Une sentence bambara nous enseigne qu’il y a des limites à trop tirer sur la queue de l’âne. De toute évidence, l’ancien président burkinabé ne connaissait pas cette sentence ou du moins ignorait sa portée. Il se trouve que d’octobre 1987 où il est passé sur le corps de son ami Thomas Sankara pour accéder au pouvoir à octobre 2014 où il a été contraint de franchir la frontière pour se sauver la peau, Blaise Compaoré n’a eu de cesse d’éprouver la patience de ses compatriotes. En franchissant année après année les limites qu’il a lui-même fixées, en changeant les règle du jeu à son avantage exclusif sans jamais se soucier des mises en garde de ses compatriotes, il avait certainement fini par prendre les Burkinabé pour des ânes et à s’estimer hors de portée de leur courroux. Quelle méprise ! En n’ayant pas compris la portée de la sentence bambara, Blaise Compaoré a reçu, sous la forme d’un coup de pied de l’âne, la sanction populaire : chassé du palais présidentiel, il est aujourd’hui en exil en Côte d’Ivoire. Pour le moment.
En attendant qu’il finisse de méditer sur son sort (ça peut être très long), en attendant un hypothétique médiateur qui pourrait plaider en faveur de son retour au Faso (ses nombreuses victimes l’y attendent de pied ferme), Blaise assiste en (télé) spectateur au démantèlement des derniers vestiges de son règne. Contre toute attente, les Burkinabé cheminent ensemble pour sortir le pays de l’impasse actuelle. Il est vrai que pour le moment les « anciens dignitaires » de l’ère Compaoré ne sont pas acceptés autour de la table parce que cristallisant sur eux les ressentiments des populations. Mais fort heureusement, les militaires, dont la tentation de se comporter en nouveaux maîtres a été réfrénée par les véritables acteurs du changement intervenu, se dévouent au nom de la réconciliation nationale à mettre tout le monde ensemble. Pour le moment, la seule véritable certitude c’est que la Transition durera un an et le successeur de Blaise Compaoré sera connu en novembre 2015.

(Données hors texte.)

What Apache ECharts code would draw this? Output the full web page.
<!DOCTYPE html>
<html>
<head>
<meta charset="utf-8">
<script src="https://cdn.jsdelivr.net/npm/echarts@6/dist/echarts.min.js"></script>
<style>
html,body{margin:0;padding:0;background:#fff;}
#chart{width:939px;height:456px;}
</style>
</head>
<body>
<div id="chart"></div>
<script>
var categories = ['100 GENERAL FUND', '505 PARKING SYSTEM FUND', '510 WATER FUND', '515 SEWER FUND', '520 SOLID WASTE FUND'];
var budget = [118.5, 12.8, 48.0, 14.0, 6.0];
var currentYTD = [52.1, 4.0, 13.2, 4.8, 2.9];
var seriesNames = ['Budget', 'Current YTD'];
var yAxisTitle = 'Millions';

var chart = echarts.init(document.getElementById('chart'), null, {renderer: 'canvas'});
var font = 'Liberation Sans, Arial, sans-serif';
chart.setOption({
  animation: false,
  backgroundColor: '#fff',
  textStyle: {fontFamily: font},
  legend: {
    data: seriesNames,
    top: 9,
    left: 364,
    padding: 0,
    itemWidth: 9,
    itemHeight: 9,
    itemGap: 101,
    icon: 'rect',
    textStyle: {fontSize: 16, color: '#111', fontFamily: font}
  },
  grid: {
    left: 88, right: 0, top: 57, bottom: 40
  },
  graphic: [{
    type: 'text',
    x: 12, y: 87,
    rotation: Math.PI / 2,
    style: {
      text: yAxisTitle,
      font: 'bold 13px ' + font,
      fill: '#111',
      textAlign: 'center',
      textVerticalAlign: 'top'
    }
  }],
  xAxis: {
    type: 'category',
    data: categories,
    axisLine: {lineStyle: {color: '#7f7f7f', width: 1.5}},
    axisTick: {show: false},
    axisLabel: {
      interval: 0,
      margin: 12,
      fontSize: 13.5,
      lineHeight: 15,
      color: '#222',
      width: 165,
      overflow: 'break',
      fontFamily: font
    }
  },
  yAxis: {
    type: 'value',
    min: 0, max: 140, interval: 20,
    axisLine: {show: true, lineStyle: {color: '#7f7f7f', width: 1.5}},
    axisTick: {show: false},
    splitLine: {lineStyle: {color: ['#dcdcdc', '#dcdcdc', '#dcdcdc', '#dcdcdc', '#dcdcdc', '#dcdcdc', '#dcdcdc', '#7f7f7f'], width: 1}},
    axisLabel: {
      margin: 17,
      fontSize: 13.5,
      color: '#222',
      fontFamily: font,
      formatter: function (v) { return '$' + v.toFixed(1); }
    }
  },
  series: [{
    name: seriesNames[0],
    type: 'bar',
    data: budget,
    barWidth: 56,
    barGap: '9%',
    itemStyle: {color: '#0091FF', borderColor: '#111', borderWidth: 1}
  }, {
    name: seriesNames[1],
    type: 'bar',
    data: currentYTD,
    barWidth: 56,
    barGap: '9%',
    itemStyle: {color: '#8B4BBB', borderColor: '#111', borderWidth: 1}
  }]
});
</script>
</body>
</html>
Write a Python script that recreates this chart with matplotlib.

Chez nous au Mali, presque personne n’a pleuré la chute de Blaise. En cela on trouve au moins deux raisons. Primo, les Maliens sont profondément rattachés aux valeurs démocratiques. Comme les Burkinabé, ils ont payé le prix fort en 1991 pour se débarrasser de l’une des dictatures les plus féroces. Secundo, Blaise Compaoré est connu pour être au moins celui qui offrait le gîte et le couvert aux rebelles. Protecteur pour les uns, parrain pour les autres, Blaise n’a jamais été accepté par les Maliens dans la médiation pour le retour de la paix. Avec sa chute, les Maliens espèrent voir les rebelles redevenir raisonnables parce que ne disposant plus de parrain capable de les nourrir, les loger, les blanchir et leur donner de l’argent de poche. En attendant de voir concrètement les bénéfices que le Mali pourra tirer du changement intervenu au Burkina, on peut dire que le coup de pied de l’âne n’a pas atteint que le seul Blaise.